Stone's escape from this prison camp sets in motion a series of events that reads more like a runaway slave's narrative than a confederate soldier's memoir. Stone first heads back home, to "the very house" of his birth, where he is recaptured and taken for a time to a dungeon-like cell with "chains which were said to have been used in the confinement of runaway slaves before the Civil War" (p. 15). When he escapes again, he flees toward Canada, and arrives safely only because he hides in the engine room of the boat on which he travels.

He stays in Canada for the winter of 1863-64 before deciding that he must return to the battlefield. When he leaves Canada, he disguises himself by dyeing his hair, mustache, and beard black. He reaches "Morgan's Men" at Greenville, Tennessee, just in time for the battle in which Morgan is killed. The already forlorn troops then head to Georgia to follow in the wake of Sherman's march through the South near the end of the war. They hear of General Robert E. Lee's war-ending surrender while they are in Greensboro, North Carolina, but Stone eventually surrenders in Indiana and is paroled in May 1865.

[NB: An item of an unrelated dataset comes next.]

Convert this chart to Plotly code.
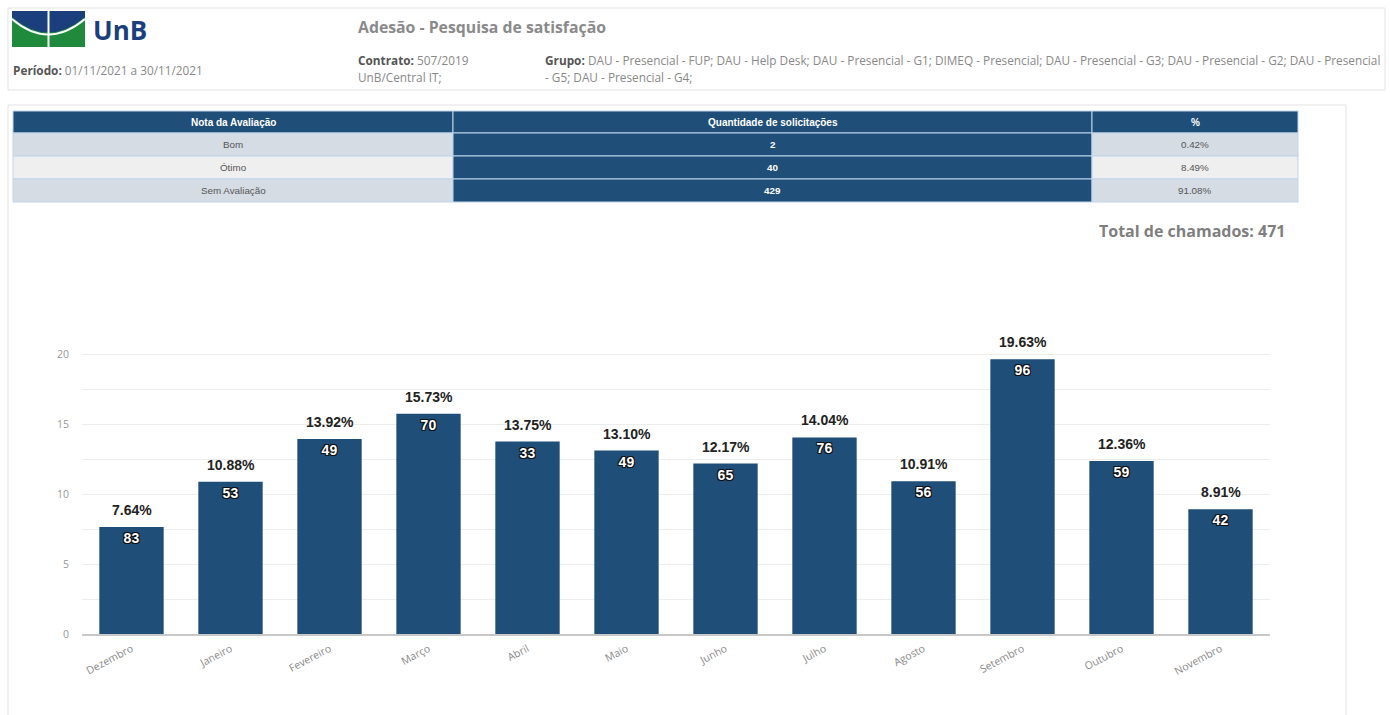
import plotly.graph_objects as go

W, H = 1390, 715

# ---------------- data ----------------
months = ["Dezembro", "Janeiro", "Fevereiro", "Março", "Abril", "Maio", "Junho",
          "Julho", "Agosto", "Setembro", "Outubro", "Novembro"]
percent = [7.64, 10.88, 13.92, 15.73, 13.75, 13.10, 12.17, 14.04, 10.91, 19.63, 12.36, 8.91]
counts = [83, 53, 49, 70, 33, 49, 65, 76, 56, 96, 59, 42]

table_notes = ["Bom", "Ótimo", "Sem Avaliação"]
table_qty = ["2", "40", "429"]
table_pct = ["0.42%", "8.49%", "91.08%"]
table_header = ["Nota da Avaliação", "Quantidade de solicitações", "%"]
total_chamados = 471

BLUE = "#1F4E79"
LIGHT1 = "#D6DCE4"
LIGHT2 = "#EFEFEF"
SEP = "#BFD4EA"


def px(x):
    return x / W


def py(y):
    return 1 - y / H


fig = go.Figure()

# ---------------- bar chart ----------------
fig.add_trace(go.Bar(
    x=months, y=percent,
    marker=dict(color=BLUE, line=dict(width=0)),
    width=0.65,
    text=[f"<b>{c}</b>" for c in counts],
    textposition="inside",
    insidetextanchor="end",
    textangle=0,
    textfont=dict(family="Arial, Liberation Sans", size=14, color="white",
                  shadow="1px 1px 0 #111, -1px -1px 0 #111, 1px -1px 0 #111, -1px 1px 0 #111"),
    constraintext="none",
    hoverinfo="skip",
    showlegend=False,
))

annotations = []
shapes = []

# percent labels above the bars
for m, p in zip(months, percent):
    annotations.append(dict(x=m, y=p, xref="x", yref="y", text=f"<b>{p:.2f}%</b>",
                            showarrow=False, xanchor="center", yanchor="middle", yshift=17,
                            font=dict(family="Arial, Liberation Sans", size=14, color="#222222")))

# ---------------- table (shapes + text) ----------------
col_edges = [13, 453, 1092, 1298]
row_edges = [111, 133, 156, 179, 202]
col_fills = [[LIGHT1, LIGHT2, LIGHT1], [BLUE] * 3, [LIGHT1, LIGHT2, LIGHT1]]
col_font = ["#555555", "white", "#555555"]
columns = [table_notes, table_qty, table_pct]
TFONT = "Liberation Sans, Arial"

for ci in range(3):
    x0, x1 = col_edges[ci], col_edges[ci + 1]
    shapes.append(dict(type="rect", xref="paper", yref="paper",
                       x0=px(x0), x1=px(x1), y0=py(row_edges[1]), y1=py(row_edges[0]),
                       line=dict(color=SEP, width=1), fillcolor=BLUE, layer="below"))
    annotations.append(dict(x=px((x0 + x1) / 2), y=py((row_edges[0] + row_edges[1]) / 2),
                            xref="paper", yref="paper", showarrow=False,
                            xanchor="center", yanchor="middle",
                            text=f"<b>{table_header[ci]}</b>",
                            font=dict(family=TFONT, size=10, color="white")))
    for ri in range(3):
        y0, y1 = row_edges[ri + 1], row_edges[ri + 2]
        shapes.append(dict(type="rect", xref="paper", yref="paper",
                           x0=px(x0), x1=px(x1), y0=py(y1), y1=py(y0),
                           line=dict(color=SEP, width=1), fillcolor=col_fills[ci][ri],
                           layer="below"))
        txt = columns[ci][ri]
        if ci == 1:
            txt = f"<b>{txt}</b>"
        annotations.append(dict(x=px((x0 + x1) / 2), y=py((y0 + y1) / 2),
                                xref="paper", yref="paper", showarrow=False, text=txt,
                                xanchor="center", yanchor="middle",
                                font=dict(family=TFONT, size=9.8, color=col_font[ci])))

# header box and panel box
shapes.append(dict(type="rect", xref="paper", yref="paper",
                   x0=px(8), x1=px(1385), y0=py(90), y1=py(8),
                   line=dict(color="#E3E3E3", width=1), fillcolor="rgba(0,0,0,0)", layer="below"))
shapes.append(dict(type="rect", xref="paper", yref="paper",
                   x0=px(8), x1=px(1346), y0=-0.05, y1=py(105),
                   line=dict(color="#E3E3E3", width=1), fillcolor="rgba(0,0,0,0)", layer="below"))

# UnB logo
LOGO_BLUE = "#1B3F7C"
LOGO_GREEN = "#1F8A3B"
shapes.append(dict(type="rect", xref="paper", yref="paper",
                   x0=px(12), x1=px(85), y0=py(47), y1=py(11),
                   line=dict(width=0), fillcolor=LOGO_GREEN))


def P(x, y):
    return f"{px(x):.5f},{py(y):.5f}"


blue_path = ("M " + P(12, 11) + " L " + P(85, 11) + " L " + P(85, 17) +
             " Q " + P(48, 48) + " " + P(12, 17) + " Z")
shapes.append(dict(type="path", xref="paper", yref="paper", path=blue_path,
                   line=dict(width=0), fillcolor=LOGO_BLUE))
curve = "M " + P(12, 19) + " Q " + P(48, 50) + " " + P(85, 19)
shapes.append(dict(type="path", xref="paper", yref="paper", path=curve,
                   line=dict(color="white", width=2), fillcolor="rgba(0,0,0,0)"))
shapes.append(dict(type="line", xref="paper", yref="paper",
                   x0=px(48.5), x1=px(48.5), y0=py(47), y1=py(11),
                   line=dict(color="white", width=2)))

FONT = "Open Sans, Arial"
HS = 11.8
annotations.append(dict(text="<b>UnB</b>", x=px(91), y=py(30), xref="paper", yref="paper",
                        xanchor="left", yanchor="middle", showarrow=False,
                        font=dict(family=FONT, size=26, color=LOGO_BLUE)))
annotations.append(dict(text="<b>Período:</b> <span style='color:#888'>01/11/2021 a 30/11/2021</span>",
                        x=px(11), y=py(70), xref="paper", yref="paper",
                        xanchor="left", yanchor="middle", showarrow=False,
                        font=dict(family=FONT, size=HS, color="#555555")))
annotations.append(dict(text="<b>Adesão - Pesquisa de satisfação</b>",
                        x=px(356), y=py(27), xref="paper", yref="paper",
                        xanchor="left", yanchor="middle", showarrow=False,
                        font=dict(family=FONT, size=15.8, color="#8A8A8A")))
annotations.append(dict(text="<b>Contrato:</b> <span style='color:#888'>507/2019</span>",
                        x=px(356), y=py(60), xref="paper", yref="paper",
                        xanchor="left", yanchor="middle", showarrow=False,
                        font=dict(family=FONT, size=HS, color="#555555")))
annotations.append(dict(text="UnB/Central IT;",
                        x=px(356), y=py(77), xref="paper", yref="paper",
                        xanchor="left", yanchor="middle", showarrow=False,
                        font=dict(family=FONT, size=HS, color="#888888")))
annotations.append(dict(text="<b>Grupo:</b> <span style='color:#888'>DAU - Presencial - FUP; DAU - Help Desk; DAU - Presencial - G1; DIMEQ - Presencial; DAU - Presencial - G3; DAU - Presencial - G2; DAU - Presencial</span>",
                        x=px(543), y=py(60), xref="paper", yref="paper",
                        xanchor="left", yanchor="middle", showarrow=False,
                        font=dict(family=FONT, size=HS, color="#555555")))
annotations.append(dict(text="- G5; DAU - Presencial - G4;",
                        x=px(543), y=py(77), xref="paper", yref="paper",
                        xanchor="left", yanchor="middle", showarrow=False,
                        font=dict(family=FONT, size=HS, color="#888888")))
annotations.append(dict(text=f"<b>Total de chamados: {total_chamados}</b>",
                        x=px(1287), y=py(231), xref="paper", yref="paper",
                        xanchor="right", yanchor="middle", showarrow=False,
                        font=dict(family=FONT, size=16, color="#7F7F7F")))

fig.update_layout(
    width=W, height=H,
    margin=dict(l=0, r=0, t=0, b=0, autoexpand=False),
    paper_bgcolor="white", plot_bgcolor="white",
    shapes=shapes, annotations=annotations,
    showlegend=False,
    xaxis=dict(domain=[px(82), px(1270)], showgrid=False, tickangle=-28,
               tickfont=dict(family=FONT, size=10.5, color="#888888"),
               showline=True, linecolor="#C8C8C8", linewidth=1.5,
               ticks="outside", ticklen=3, tickcolor="rgba(0,0,0,0)",
               automargin=False, fixedrange=True),
    yaxis=dict(domain=[py(634), py(340)], range=[0, 21],
               tickvals=[0, 5, 10, 15, 20],
               tickfont=dict(family=FONT, size=10.5, color="#999999"),
               showgrid=False, zeroline=False, ticks="", ticklabelstandoff=12,
               automargin=False, fixedrange=True),
)
fig.update_yaxes(minor=dict(tickvals=[2.5, 5, 7.5, 10, 12.5, 15, 17.5, 20],
                            showgrid=True, gridcolor="#EDEDED", gridwidth=1))

fig.write_html("out.html")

Stone devotes the rest of his narrative to reflecting on his experiences in the war's aftermath. According to the pamphlet's preface, the Evening Post was particularly impressed with Stone's "vivid" portrayal of Morgan's command, as well as his attention to "the part played in the affairs of Kentucky and the Union by these soldiers of Morgan's command after the war was over" (p. 1). Stone points out, for example, that many of the soldiers with whom he served went on to be lawyers, doctors, or statesmen. He also notes that the United States, "with peace and prosperity throughout the land and all sections again united in fraternal feeling," emerged from the Civil War a greater nation and "beyond question the greatest country in the world" (p. 35). This preeminence, Stone suggests, allowed the United States to fight so successfully for "human liberty" during World War I (p. 36).

Works Consulted: "Henry Lane Stone," The National Cyclopedia of National Biography, Vol.19, New York: James T. White, 1926, p. 96.